One brilliant example is the Austrian word “leiwand”, which means cool (no, not Lewandowski). Back in the nineties, this term was all the rage, meanwhile the speakers from back then have grown up and the word has travelled quite a bit, so now it’s not so cool among youngsters anymore, but still very much in use. If you ever travel to Austria and think that something is really great you can impress the locals with your inside knowledge by saying: “Oida, des is leiwand!”
Bottom line: People in Austria and Switzerland want to be wooed in their own way of speaking, or they will ignore you. It would be ill-advised to handle your copy-writing or transcreation jobs for these countries “on the side” and hope that your German brand message will work out anyway. Cultural, historical, social, and political aspects are highly important.

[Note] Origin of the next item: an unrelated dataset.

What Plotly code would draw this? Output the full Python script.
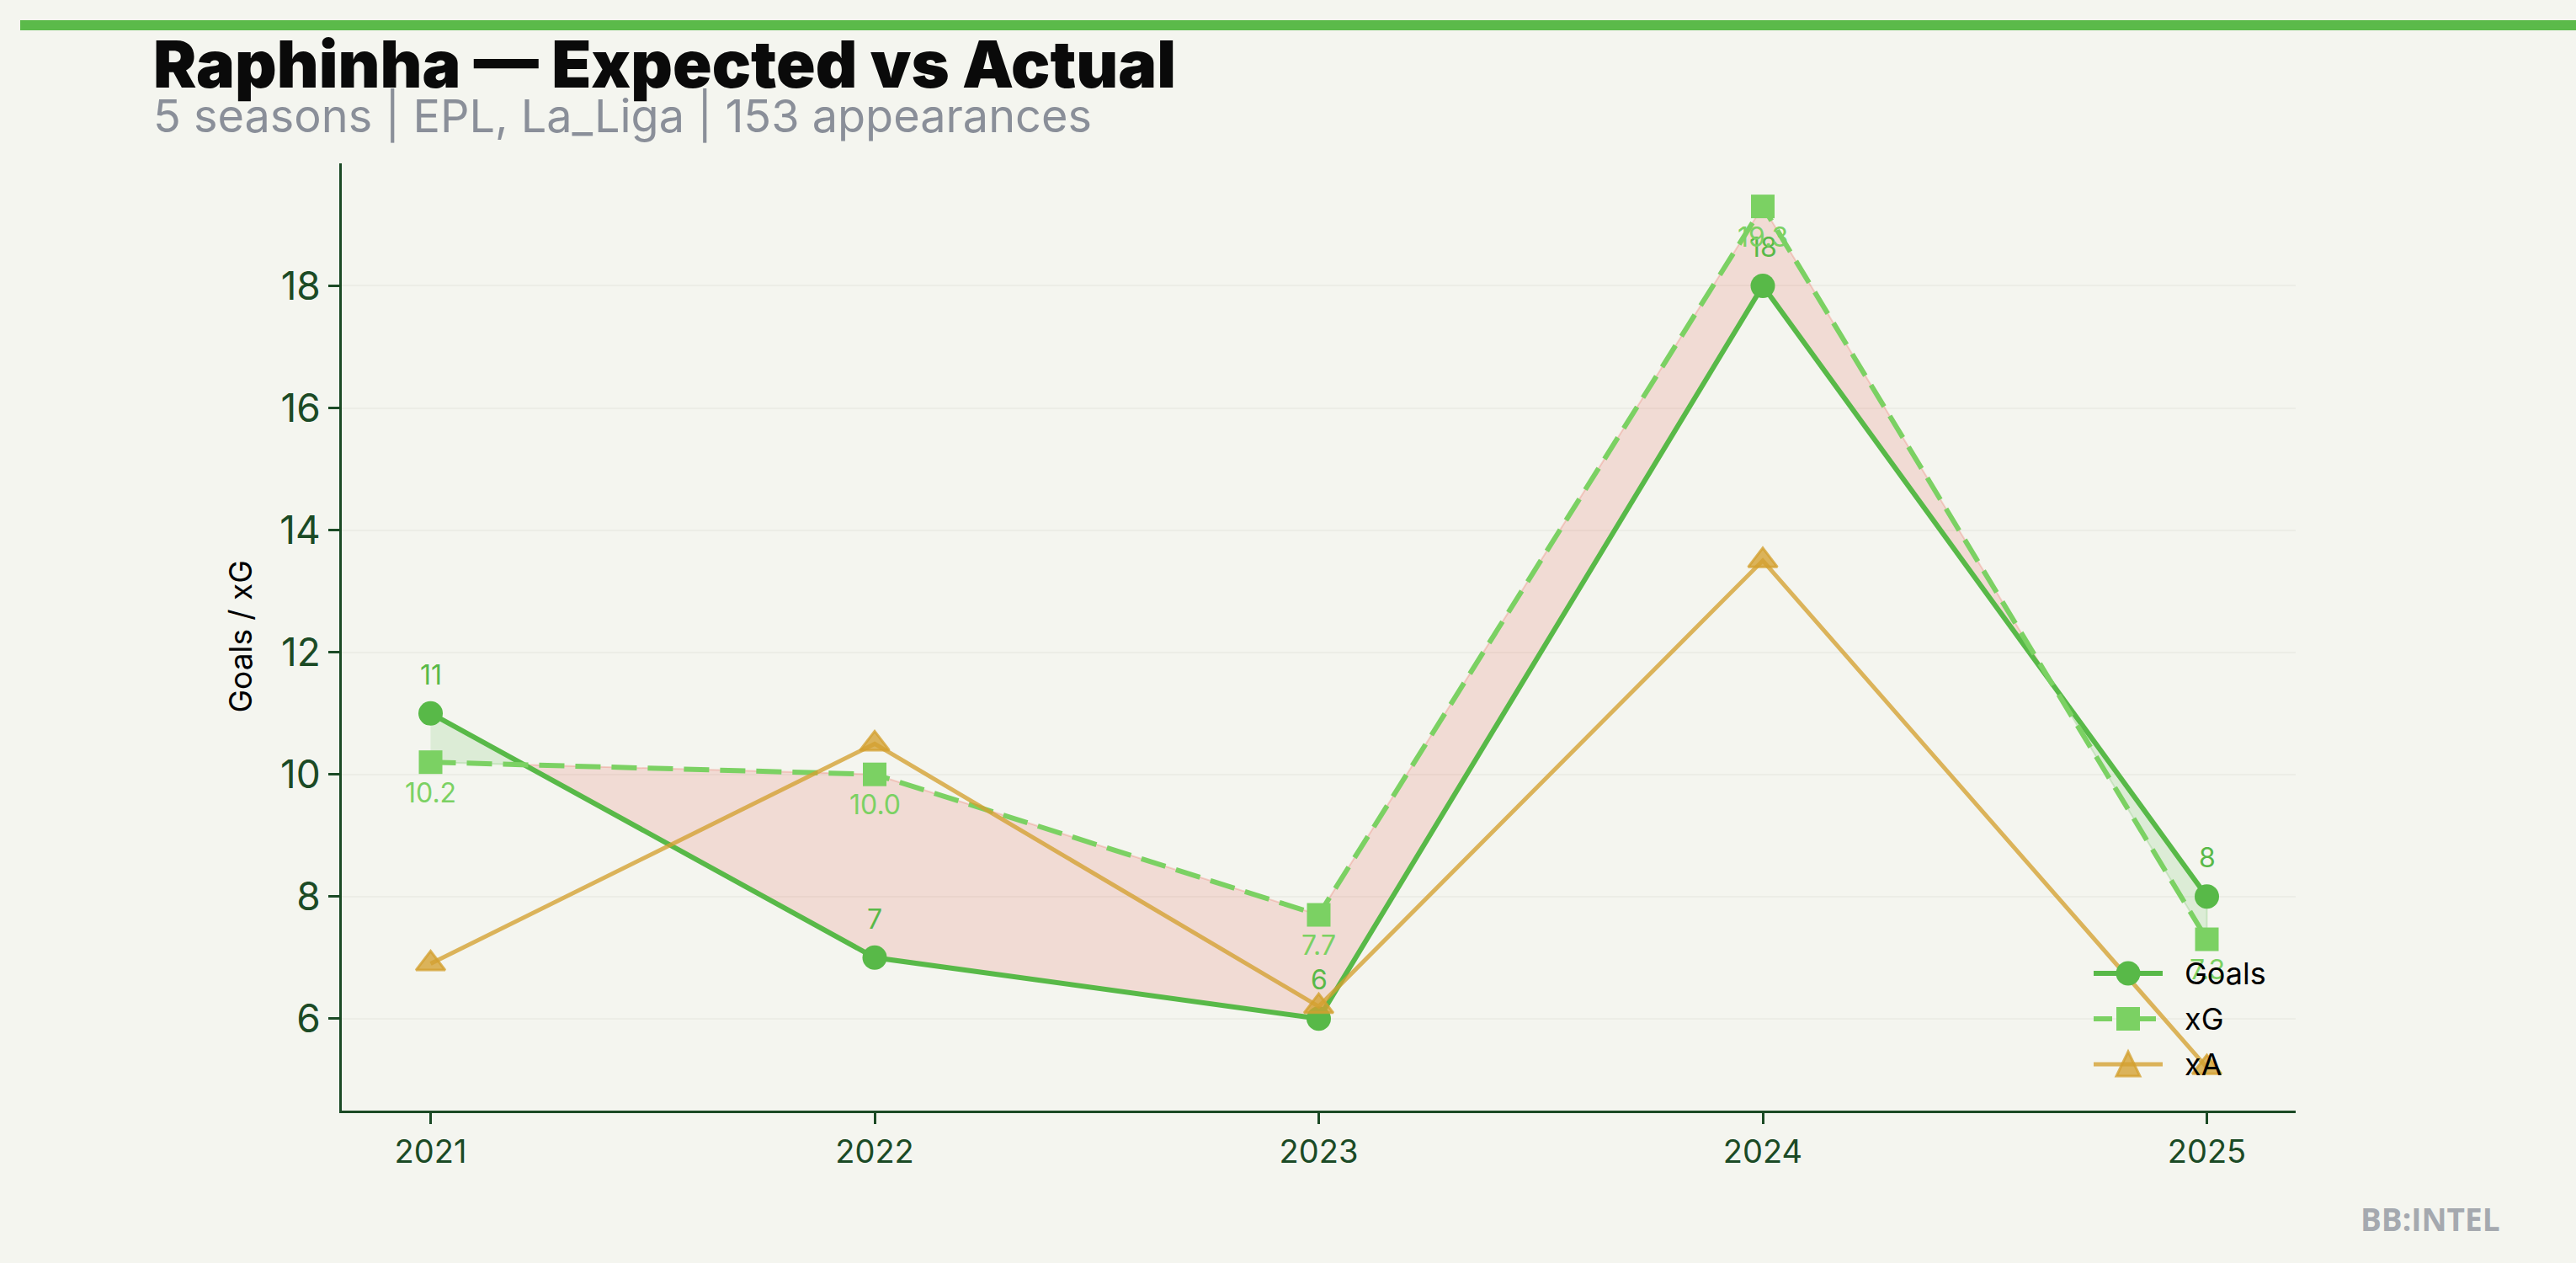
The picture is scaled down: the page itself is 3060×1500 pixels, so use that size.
import plotly.graph_objects as go

# ---- data ----
seasons = [2021, 2022, 2023, 2024, 2025]
goals = [11, 7, 6, 18, 8]
xg = [10.2, 10.0, 7.7, 19.3, 7.3]
xa = [6.9, 10.5, 6.2, 13.5, 5.2]
y_ticks = [6, 8, 10, 12, 14, 16, 18]
series_names = ["Goals", "xG", "xA"]

title_text = "Raphinha — Expected vs Actual"
subtitle_text = "5 seasons | EPL, La_Liga | 153 appearances"
brand_text = "BB:INTEL"

# ---- styles ----
BG = "#F4F5EF"
C_GOALS = "#58B948"
C_XG = "#7BD163"
C_XA = "rgba(212,160,48,0.78)"
AXIS = "#1B4A25"
W, H = 3060, 1500
L, R, T, B = 406, 333, 194, 181
PW, PH = W - L - R, H - T - B


def px_x(px):
    return (px - L) / PW


def px_y(py):
    return (H - B - py) / PH


fig = go.Figure()

# ---- fill between goals and xG (computed from data, split at crossings) ----
pts = []
n = len(seasons)
for i in range(n - 1):
    pts.append((float(seasons[i]), goals[i], xg[i]))
    d0 = goals[i] - xg[i]
    d1 = goals[i + 1] - xg[i + 1]
    if d0 * d1 < 0:
        t = d0 / (d0 - d1)
        xc = seasons[i] + t * (seasons[i + 1] - seasons[i])
        yc = goals[i] + t * (goals[i + 1] - goals[i])
        pts.append((xc, yc, yc))
pts.append((float(seasons[-1]), goals[-1], xg[-1]))

regions = []
cur = [pts[0]]
for p in pts[1:]:
    cur.append(p)
    if abs(p[1] - p[2]) < 1e-12 and len(cur) > 1:
        regions.append(cur)
        cur = [p]
if len(cur) > 1:
    regions.append(cur)

for reg in regions:
    diff = sum(p[1] - p[2] for p in reg)
    if diff >= 0:
        fc, lc = "rgba(90,185,74,0.15)", "rgba(90,185,74,0.22)"
    else:
        fc, lc = "rgba(231,76,60,0.15)", "rgba(231,76,60,0.22)"
    xs = [p[0] for p in reg] + [p[0] for p in reversed(reg)]
    ys = [p[1] for p in reg] + [p[2] for p in reversed(reg)]
    fig.add_trace(go.Scatter(x=xs, y=ys, fill="toself", fillcolor=fc,
                             mode="lines", line=dict(color=lc, width=2),
                             hoverinfo="skip", showlegend=False))

# ---- lines ----
fig.add_trace(go.Scatter(x=seasons, y=goals, name=series_names[0], mode="lines+markers",
                         line=dict(color=C_GOALS, width=6),
                         marker=dict(symbol="circle", size=29, color=C_GOALS),
                         showlegend=False))
fig.add_trace(go.Scatter(x=seasons, y=xg, name=series_names[1], mode="lines+markers",
                         line=dict(color=C_XG, width=6, dash="30px,13px"),
                         marker=dict(symbol="square", size=28, color=C_XG),
                         showlegend=False))
fig.add_trace(go.Scatter(x=seasons, y=xa, name=series_names[2], mode="lines+markers",
                         line=dict(color=C_XA, width=5),
                         marker=dict(symbol="triangle-up", size=30, color=C_XA,
                                     line=dict(color=C_XA, width=3)),
                         showlegend=False))

annotations = []
for s, g in zip(seasons, goals):
    annotations.append(dict(x=s, y=g, xref="x", yref="y", text=f"{g}", showarrow=False,
                            yshift=46, font=dict(family="Inter", size=32, color=C_GOALS)))
for s, v in zip(seasons, xg):
    annotations.append(dict(x=s, y=v, xref="x", yref="y", text=f"{v:.1f}", showarrow=False,
                            yshift=-36, font=dict(family="Inter", size=32, color=C_XG)))

# titles
annotations.append(dict(x=px_x(180), y=px_y(76), xref="paper", yref="paper", text=title_text,
                        showarrow=False, xanchor="left", yanchor="middle",
                        font=dict(family="Inter", size=77, color="#0A0A0A", weight=900)))
annotations.append(dict(x=px_x(180), y=px_y(137), xref="paper", yref="paper", text=subtitle_text,
                        showarrow=False, xanchor="left", yanchor="middle",
                        font=dict(family="Inter", size=54, color="#8A8F99")))
annotations.append(dict(x=px_x(2887), y=px_y(1447), xref="paper", yref="paper", text=brand_text,
                        showarrow=False, xanchor="center", yanchor="middle",
                        font=dict(family="Open Sans", size=37, color="#A5A9AF", weight=700)))
annotations.append(dict(x=px_x(285), y=0.5, xref="paper", yref="paper", text="Goals / xG",
                        showarrow=False, textangle=-90, xanchor="center", yanchor="middle",
                        font=dict(family="Inter", size=37, color="#000000")))

# ---- manual legend (large symbols like the reference) ----
shapes = [dict(type="rect", xref="paper", yref="paper",
               x0=px_x(24), x1=px_x(3060), y0=px_y(36), y1=px_y(24),
               fillcolor="#5BBA4A", line=dict(width=0), layer="above")]
leg_x_sym = px_x(2528)
leg_x_text = px_x(2593)
leg_rows = [1156, 1210, 1264]
leg_styles = [
    dict(color=C_GOALS, width=6, dash="solid", kind="circle"),
    dict(color=C_XG, width=6, dash="22px,30px", kind="square"),
    dict(color=C_XA, width=5, dash="solid", kind="triangle"),
]
for name, row, st in zip(series_names, leg_rows, leg_styles):
    ya = px_y(row)
    shapes.append(dict(type="line", xref="paper", yref="paper", xsizemode="pixel", ysizemode="pixel",
                       xanchor=leg_x_sym, yanchor=ya, x0=-41, x1=41, y0=0, y1=0,
                       line=dict(color=st["color"], width=st["width"], dash=st["dash"]),
                       layer="above"))
    if st["kind"] == "circle":
        shapes.append(dict(type="circle", xref="paper", yref="paper", xsizemode="pixel",
                           ysizemode="pixel", xanchor=leg_x_sym, yanchor=ya,
                           x0=-14.5, x1=14.5, y0=-14.5, y1=14.5,
                           fillcolor=st["color"], line=dict(width=0), layer="above"))
    elif st["kind"] == "square":
        shapes.append(dict(type="rect", xref="paper", yref="paper", xsizemode="pixel",
                           ysizemode="pixel", xanchor=leg_x_sym, yanchor=ya,
                           x0=-14, x1=14, y0=-14, y1=14,
                           fillcolor=st["color"], line=dict(width=0), layer="above"))
    else:
        shapes.append(dict(type="path", xref="paper", yref="paper", xsizemode="pixel",
                           ysizemode="pixel", xanchor=leg_x_sym, yanchor=ya,
                           path="M-14,-14 L14,-14 L0,15 Z",
                           fillcolor=st["color"], line=dict(color=st["color"], width=3),
                           layer="above"))
    annotations.append(dict(x=leg_x_text, y=ya, xref="paper", yref="paper", text=name,
                            showarrow=False, xanchor="left", yanchor="middle",
                            font=dict(family="Inter", size=36, color="#000000")))

span = max(max(goals), max(xg), max(xa)) - min(min(goals), min(xg), min(xa))
ymin = min(min(goals), min(xg), min(xa)) - 0.05 * span
ymax = max(max(goals), max(xg), max(xa)) + 0.05 * span
xspan = seasons[-1] - seasons[0]

fig.update_layout(
    width=W, height=H,
    paper_bgcolor=BG, plot_bgcolor=BG,
    margin=dict(l=L, r=R, t=T, b=B, autoexpand=False),
    showlegend=False,
    annotations=annotations,
    shapes=shapes,
    xaxis=dict(range=[seasons[0] - 0.05 * xspan, seasons[-1] + 0.05 * xspan],
               tickmode="array", tickvals=seasons, ticktext=[str(s) for s in seasons],
               showgrid=False, zeroline=False, showline=True, linecolor=AXIS, linewidth=3,
               ticks="outside", ticklen=13, tickwidth=3, tickcolor=AXIS,
               tickfont=dict(family="Inter", size=38, color=AXIS)),
    yaxis=dict(range=[ymin, ymax], tickmode="array", tickvals=y_ticks,
               showgrid=True, gridcolor="#ECEDE6", gridwidth=2, zeroline=False,
               showline=True, linecolor=AXIS, linewidth=3,
               ticks="outside", ticklen=13, tickwidth=3, tickcolor=AXIS,
               tickfont=dict(family="Inter", size=46, color=AXIS)),
)

fig.write_html("out.html", config={"displayModeBar": False},
               post_script="document.body.style.margin='0';document.body.style.background='#F4F5EF';")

Different words for the same thing
Words that are perfectly normal in one country might be perceived very differently in another. Let me give you an example: In Germany, Aprikose (English apricot) is a very normal and standard word for an orange-ish very sweet and delicious fruit. Not so in Austria. Here, people call this fruit Marille, and would think it very posh and out-of-place to use Aprikose. Another example is Tomate (English tomato), used by every German person to describe that red, juicy vegetable. Austrians use and understand that word of course, but prefer to call it Paradeiser, a term that will leave most Germans absolutely baffled. Austrians use Sackerl for Tüte (English bag), Obers for Schlagsahne (whipped cream), and Stiege for Treppe (stairs).
Swiss German, or Schweizerdeutsch, is home to all the different dialects spoken in Switzerland. It is not to be confused with Swiss Standard German, and not unified by an official body. In Swiss German, technical innovations for instance are often loanwords of the English original but pronounced quite differently. The standard language variant often finds a translation for new technical terms. In everyday language, Swiss German uses Trottoir for the standard version Gehweg (English sidewalk/pavement), Zmorge for Frühstück (breakfast), Rechner for Taschenrechner (calculator), Coiffeur for Frisör (hairdresser), and Velo for Fahrrad (bicycle).
The way you phrase things is very important. The Swiss aren’t as pushy as Germans. For example, they use the subjunctive mood more often. They will also try to find a team solution rather than pointing out the culprit when things go wrong. Austrians are proud of their heritage and will react dismissively when compared to Germans in any form, or if people don’t even bother to treat them as an individual people in their own right.
For your message to stand out in every German language variant you should absolutely go the extra mile and have a professional translation services provider handle your content. Your brand and brand reputation will benefit greatly if you speak the language of your target audience.